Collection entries

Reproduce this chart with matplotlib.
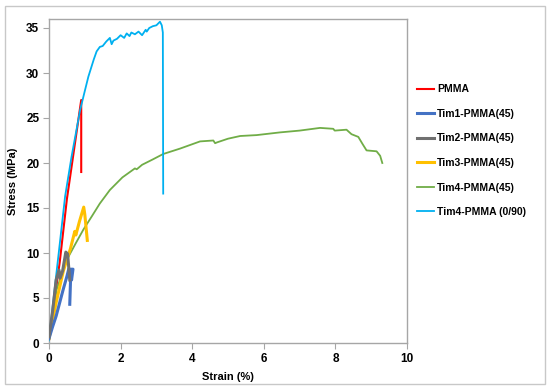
import matplotlib.pyplot as plt
from matplotlib.patches import Rectangle

plt.rcParams['font.family'] = ['Liberation Sans', 'DejaVu Sans']

# strain (%) / stress (MPa)
pmma_x = [0.0, 0.1, 0.3, 0.5, 0.7, 0.9, 0.9]
pmma_y = [0.3, 3.2, 9.0, 16.0, 21.5, 27.0, 19.0]

tim1_x = [0.0, 0.1, 0.2, 0.4, 0.5, 0.55, 0.67, 0.63, 0.61, 0.58]
tim1_y = [0.5, 1.8, 3.0, 6.0, 7.4, 8.2, 8.2, 7.0, 8.0, 4.3]

tim2_x = [0.0, 0.1, 0.2, 0.28, 0.31, 0.38, 0.47, 0.52, 0.58]
tim2_y = [0.7, 3.5, 7.0, 8.1, 7.2, 8.0, 10.1, 9.9, 7.0]

tim3_x = [0.0, 0.2, 0.4, 0.6, 0.72, 0.75, 0.85, 0.97, 1.0, 1.07]
tim3_y = [0.5, 4.5, 8.0, 10.5, 12.4, 12.0, 13.5, 15.1, 14.3, 11.4]

tim4_x = [0.0, 0.03, 0.21, 0.49, 0.75, 0.96, 1.2, 1.42, 1.7, 2.05, 2.4,
          2.45, 2.6, 2.9, 3.19, 3.66, 4.22, 4.59, 4.64, 4.7, 5.0, 5.34,
          5.8, 6.45, 7.0, 7.57, 7.94, 7.98, 8.31, 8.45, 8.64, 8.76, 8.87,
          9.15, 9.25, 9.31]
tim4_y = [0.3, 0.8, 5.9, 9.2, 11.1, 12.6, 14.1, 15.5, 17.0, 18.4, 19.4,
          19.3, 19.8, 20.4, 21.0, 21.6, 22.4, 22.5, 22.2, 22.3, 22.7, 23.0,
          23.1, 23.4, 23.6, 23.9, 23.8, 23.6, 23.7, 23.2, 22.9, 22.1, 21.4,
          21.3, 20.8, 20.0]

tim4_090_x = [0.0, 0.1, 0.2, 0.3, 0.45, 0.63, 0.87, 1.0, 1.1, 1.25, 1.33,
              1.42, 1.5, 1.6, 1.7, 1.75, 1.8, 1.9, 2.0, 2.1, 2.17, 2.25, 2.3,
              2.4, 2.5, 2.6, 2.7, 2.73, 2.8, 2.9, 3.0, 3.05, 3.1, 3.15, 3.18,
              3.19]
tim4_090_y = [0.3, 4.0, 7.5, 11.0, 16.3, 20.7, 25.9, 28.0, 29.6, 31.5, 32.4,
              32.9, 33.0, 33.5, 33.9, 33.2, 33.6, 33.8, 34.2, 33.9, 34.4, 34.1,
              34.5, 34.3, 34.6, 34.2, 34.8, 34.6, 35.0, 35.2, 35.3, 35.5, 35.7,
              35.3, 34.5, 16.6]

x_ticks = [0, 2, 4, 6, 8, 10]
y_ticks = [0, 5, 10, 15, 20, 25, 30, 35]

fig = plt.figure(figsize=(5.5, 3.9), dpi=100)
fig.patches.append(Rectangle((5 / 550, 6 / 390), 540 / 550, 378 / 390,
                             transform=fig.transFigure, fill=False,
                             edgecolor='#c8c8c8', linewidth=1.0))
ax = fig.add_axes([49 / 550, 47 / 390, 358 / 550, 324 / 390])

ax.plot(tim4_090_x, tim4_090_y, color='#00B0F0', lw=1.3, label='Tim4-PMMA (0/90)', zorder=3)
ax.plot(pmma_x, pmma_y, color='#FF0000', lw=1.5, label='PMMA', zorder=2)
ax.plot(tim4_x, tim4_y, color='#70AD47', lw=1.3, label='Tim4-PMMA(45)', zorder=2)
ax.plot(tim3_x, tim3_y, color='#FFC000', lw=2.2, label='Tim3-PMMA(45)', zorder=4)
ax.plot(tim1_x, tim1_y, color='#4472C4', lw=2.2, label='Tim1-PMMA(45)', zorder=5)
ax.plot(tim2_x, tim2_y, color='#707070', lw=2.2, label='Tim2-PMMA(45)', zorder=6)

ax.set_xlim(0, 10)
ax.set_ylim(0, 36)
ax.set_xticks(x_ticks)
ax.set_yticks(y_ticks)
for sp in ax.spines.values():
    sp.set_color('#a6a6a6')
    sp.set_linewidth(1.0)
ax.tick_params(direction='out', length=4, color='#a6a6a6', labelsize=8.5,
               pad=3)
for lbl in ax.get_xticklabels() + ax.get_yticklabels():
    lbl.set_fontweight('bold')
ax.set_xlabel('Strain (%)', fontsize=8, fontweight='bold', labelpad=5)
ax.set_ylabel('Stress (MPa)', fontsize=8, fontweight='bold', labelpad=6)

handles, labels = ax.get_legend_handles_labels()
order = ['PMMA', 'Tim1-PMMA(45)', 'Tim2-PMMA(45)', 'Tim3-PMMA(45)',
         'Tim4-PMMA(45)', 'Tim4-PMMA (0/90)']
hmap = dict(zip(labels, handles))
leg = fig.legend([hmap[k] for k in order], order, loc='upper left',
                 bbox_to_anchor=(412 / 550, 1 - 79 / 390), frameon=False,
                 prop={'size': 7.5, 'weight': 'bold'}, labelspacing=1.4,
                 handlelength=1.6, handletextpad=0.3, borderpad=0)

fig.savefig('out.png', dpi=100)
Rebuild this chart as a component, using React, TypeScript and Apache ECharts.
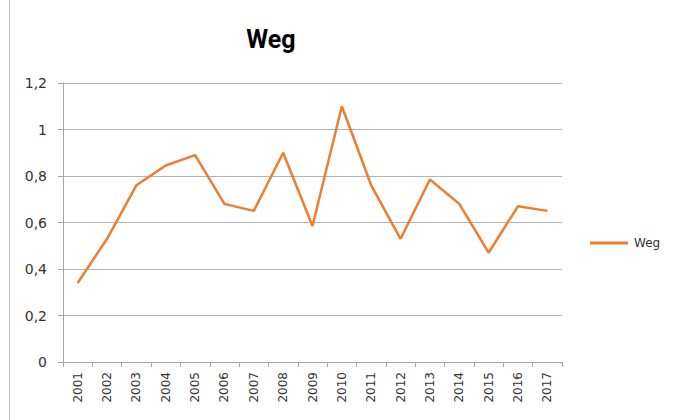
import React, { useEffect, useRef } from "react";
import * as echarts from "echarts";

const years = ["2001","2002","2003","2004","2005","2006","2007","2008","2009","2010","2011","2012","2013","2014","2015","2016","2017"];
const wegValues = [0.34, 0.53, 0.76, 0.845, 0.89, 0.68, 0.65, 0.9, 0.585, 1.1, 0.76, 0.53, 0.785, 0.68, 0.47, 0.67, 0.65];
const seriesName = "Weg";
const titleText = "Weg";

export default function App() {
  const ref = useRef<HTMLDivElement>(null);
  useEffect(() => {
    if (!ref.current) return;
    const chart = echarts.init(ref.current, null, { renderer: "svg" });
    const font = "'DejaVu Sans', sans-serif";
    chart.setOption({
      animation: false,
      backgroundColor: "#ffffff",
      title: {
        text: titleText,
        left: 271,
        top: 27,
        padding: 0,
        textAlign: "center",
        textStyle: { fontFamily: "Roboto, sans-serif", fontSize: 25, fontWeight: "bold", color: "#000000" },
      },
      legend: {
        data: [seriesName],
        left: 590,
        top: 237,
        padding: 0,
        icon: "rect",
        itemWidth: 38,
        itemHeight: 3,
        textStyle: { fontFamily: font, fontSize: 12, color: "#333333", padding: [0, 0, 0, 1] },
      },
      grid: { left: 63, right: 111, top: 83, bottom: 58, containLabel: false },
      xAxis: {
        type: "category",
        data: years,
        boundaryGap: true,
        axisLine: { show: true, lineStyle: { color: "#a6a6a6", width: 1 } },
        axisTick: { show: true, length: 5, alignWithLabel: false, lineStyle: { color: "#a6a6a6" } },
        axisLabel: { rotate: 90, margin: 10, fontFamily: font, fontSize: 12, color: "#333333", interval: 0 },
        splitLine: { show: false },
      },
      yAxis: {
        type: "value",
        min: 0,
        max: 1.2,
        interval: 0.2,
        axisLine: { show: true, lineStyle: { color: "#a6a6a6", width: 1 } },
        axisTick: { show: true, length: 5, lineStyle: { color: "#a6a6a6" } },
        axisLabel: {
          margin: 16,
          fontFamily: font,
          fontSize: 14,
          color: "#333333",
          formatter: (v: number) => String(Math.round(v * 10) / 10).replace(".", ","),
        },
        splitLine: { show: true, lineStyle: { color: "#b4b4b4", width: 1.2 } },
      },
      series: [
        {
          name: seriesName,
          type: "line",
          data: wegValues,
          symbol: "none",
          lineStyle: { color: "#ED7D31", width: 2.5 },
          itemStyle: { color: "#ED7D31" },
        },
      ],
      graphic: [
        {
          type: "line",
          shape: { x1: 9.5, y1: 0, x2: 9.5, y2: 420 },
          style: { stroke: "#bfbfbf", lineWidth: 1 },
        },
      ],
    });
    return () => chart.dispose();
  }, []);
  return <div ref={ref} style={{ width: 673, height: 420, position: "fixed", left: 0, top: 0 }} />;
}
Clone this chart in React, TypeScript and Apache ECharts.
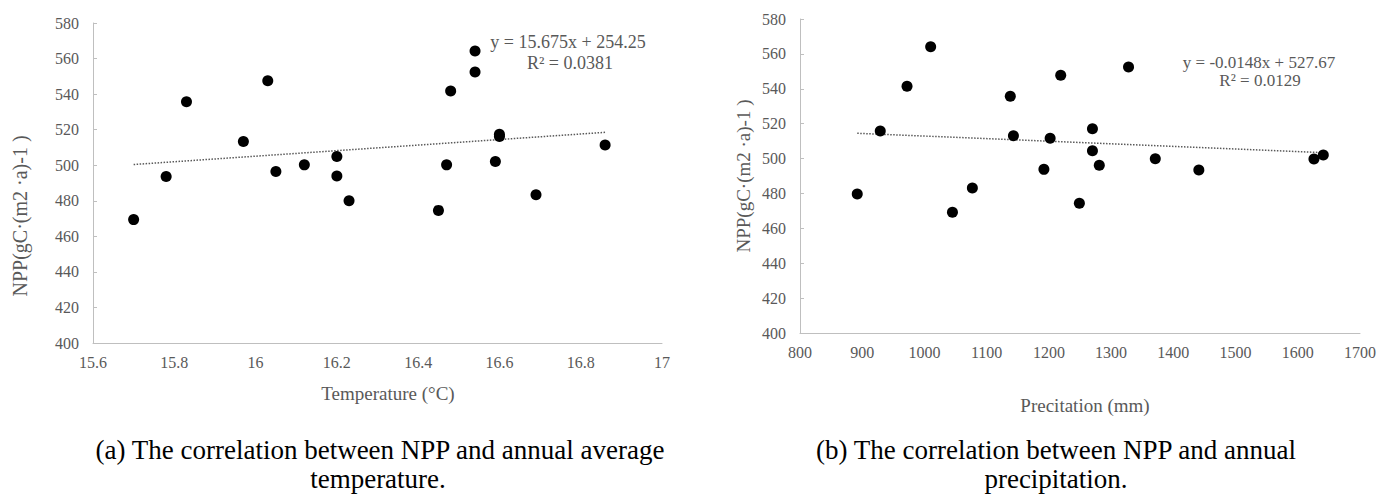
import React, { useEffect, useRef } from "react";
import * as echarts from "echarts";

// Panel (a): temperature vs NPP
const tempX = [15.70, 15.78, 15.83, 15.97, 16.03, 16.05, 16.12, 16.20, 16.20, 16.23, 16.54, 16.54, 16.48, 16.45, 16.47, 16.59, 16.60, 16.60, 16.69, 16.86];
const tempNPP = [469.4, 493.7, 535.7, 513.3, 547.5, 496.5, 500.2, 504.9, 494.0, 480.0, 564.3, 552.5, 541.7, 474.6, 500.2, 502.1, 517.4, 516.1, 483.4, 511.4];
const tempTrendX = [15.70, 16.86];
const tempTrendY = [500.4, 518.5];

// Panel (b): precipitation vs NPP
const precX = [892, 929, 972, 1010, 1045, 1077, 1138, 1143, 1192, 1202, 1219, 1328, 1270, 1270, 1281, 1249, 1371, 1441, 1626, 1641];
const precNPP = [479.7, 515.8, 541.4, 564.1, 469.2, 483.1, 535.7, 513.1, 493.8, 511.6, 547.7, 552.5, 517.1, 504.5, 496.1, 474.4, 499.9, 493.4, 499.8, 502.0];
const precTrendX = [892, 1641];
const precTrendY = [514.5, 503.4];

const yTicks = { min: 400, max: 580, interval: 20 };
const tempTicks = { min: 15.6, max: 17, interval: 0.2 };
const precTicks = { min: 800, max: 1700, interval: 100 };

const yName = "NPP(gC·(m2 ·a)-1 )";
const eqA = ["y = 15.675x + 254.25", "R² = 0.0381"];
const eqB = ["y = -0.0148x + 527.67", "R² = 0.0129"];
const captionA = ["(a) The correlation between NPP and annual average", "temperature."];
const captionB = ["(b) The correlation between NPP and annual", "precipitation."];

const pair = (xs: number[], ys: number[]) => xs.map((x, i) => [x, ys[i]]);

export default function App() {
  const ref = useRef<HTMLDivElement>(null);
  useEffect(() => {
    document.body.style.margin = "0";
    const chart = echarts.init(ref.current!, null, { renderer: "svg" });
    const labelFont = "Liberation Serif";
    const plain = (v: number) => String(Math.round(v * 100) / 100);
    const axisCommon = {
      axisLine: { show: true, lineStyle: { color: "#bfbfbf", width: 1 } },
      splitLine: { show: false },
      axisLabel: { color: "#595959", fontSize: 16, fontFamily: labelFont, formatter: plain },
    };
    const t = (text: string, x: number, y: number, size: number, extra: any = {}) => ({
      type: "text",
      x,
      y,
      rotation: extra.rotation || 0,
      style: {
        text,
        fontSize: size,
        fontFamily: extra.fontFamily || labelFont,
        fill: extra.fill || "#595959",
        align: "center",
        verticalAlign: "middle",
      },
    });
    const cap = { fontFamily: "Liberation Serif", fill: "#000000" };
    chart.setOption({
      animation: false,
      backgroundColor: "#ffffff",
      grid: [
        { left: 93, top: 23, width: 569, height: 320 },
        { left: 800, top: 19, width: 560, height: 314 },
      ],
      xAxis: [
        {
          type: "value", gridIndex: 0, ...tempTicks, ...axisCommon,
          axisTick: { show: false },
          axisLabel: { ...axisCommon.axisLabel, margin: 11 },
        },
        {
          type: "value", gridIndex: 1, ...precTicks, ...axisCommon,
          axisTick: { show: false },
          axisLabel: { ...axisCommon.axisLabel, margin: 11 },
        },
      ],
      yAxis: [
        {
          type: "value", gridIndex: 0, ...yTicks, ...axisCommon,
          axisTick: { show: true, inside: true, length: 4, lineStyle: { color: "#bfbfbf" } },
          axisLabel: { ...axisCommon.axisLabel, margin: 14 },
        },
        {
          type: "value", gridIndex: 1, ...yTicks, ...axisCommon,
          axisTick: { show: true, inside: true, length: 4, lineStyle: { color: "#bfbfbf" } },
          axisLabel: { ...axisCommon.axisLabel, margin: 14 },
        },
      ],
      series: [
        {
          type: "line", xAxisIndex: 0, yAxisIndex: 0, data: pair(tempTrendX, tempTrendY),
          symbol: "none", lineStyle: { color: "#595959", width: 1.5, type: [1.5, 1.5] }, z: 1,
        },
        {
          type: "scatter", xAxisIndex: 0, yAxisIndex: 0, data: pair(tempX, tempNPP),
          symbol: "circle", symbolSize: 11, itemStyle: { color: "#000000", opacity: 1 }, z: 2,
        },
        {
          type: "line", xAxisIndex: 1, yAxisIndex: 1, data: pair(precTrendX, precTrendY),
          symbol: "none", lineStyle: { color: "#595959", width: 1.5, type: [1.5, 1.5] }, z: 1,
        },
        {
          type: "scatter", xAxisIndex: 1, yAxisIndex: 1, data: pair(precX, precNPP),
          symbol: "circle", symbolSize: 11, itemStyle: { color: "#000000", opacity: 1 }, z: 2,
        },
      ],
      graphic: [
        t(yName, 20, 216, 20, { rotation: Math.PI / 2 }),
        t(yName, 743, 176, 19, { rotation: Math.PI / 2 }),
        t("Temperature (°C)", 388, 393, 19),
        t("Precitation (mm)", 1085, 405, 19),
        t(eqA[0], 568, 42, 18),
        t(eqA[1], 570, 63, 18),
        t(eqB[0], 1259, 62, 17),
        t(eqB[1], 1260, 80, 17),
        t(captionA[0], 380, 450, 27, cap),
        t(captionA[1], 378, 479, 27, cap),
        t(captionB[0], 1056, 450, 27, cap),
        t(captionB[1], 1056, 479, 27, cap),
      ],
    });
    return () => chart.dispose();
  }, []);
  return <div ref={ref} style={{ width: 1390, height: 497 }} />;
}
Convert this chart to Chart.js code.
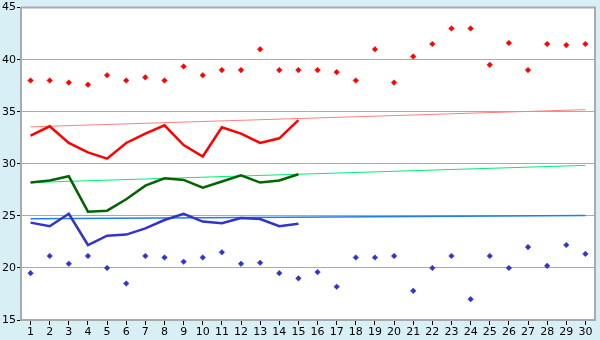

- [WHAT YOU SHOULD DO] Copy, word for word, the entries above from the first line to the line that holds "15.1, 14.3, 11.4]". Drop the pictures.

- [SOLUTION TO THIS PROBLEM]
Reproduce this chart with matplotlib.
import matplotlib.pyplot as plt
from matplotlib.patches import Rectangle

plt.rcParams['font.family'] = ['Liberation Sans', 'DejaVu Sans']

# strain (%) / stress (MPa)
pmma_x = [0.0, 0.1, 0.3, 0.5, 0.7, 0.9, 0.9]
pmma_y = [0.3, 3.2, 9.0, 16.0, 21.5, 27.0, 19.0]

tim1_x = [0.0, 0.1, 0.2, 0.4, 0.5, 0.55, 0.67, 0.63, 0.61, 0.58]
tim1_y = [0.5, 1.8, 3.0, 6.0, 7.4, 8.2, 8.2, 7.0, 8.0, 4.3]

tim2_x = [0.0, 0.1, 0.2, 0.28, 0.31, 0.38, 0.47, 0.52, 0.58]
tim2_y = [0.7, 3.5, 7.0, 8.1, 7.2, 8.0, 10.1, 9.9, 7.0]

tim3_x = [0.0, 0.2, 0.4, 0.6, 0.72, 0.75, 0.85, 0.97, 1.0, 1.07]
tim3_y = [0.5, 4.5, 8.0, 10.5, 12.4, 12.0, 13.5, 15.1, 14.3, 11.4]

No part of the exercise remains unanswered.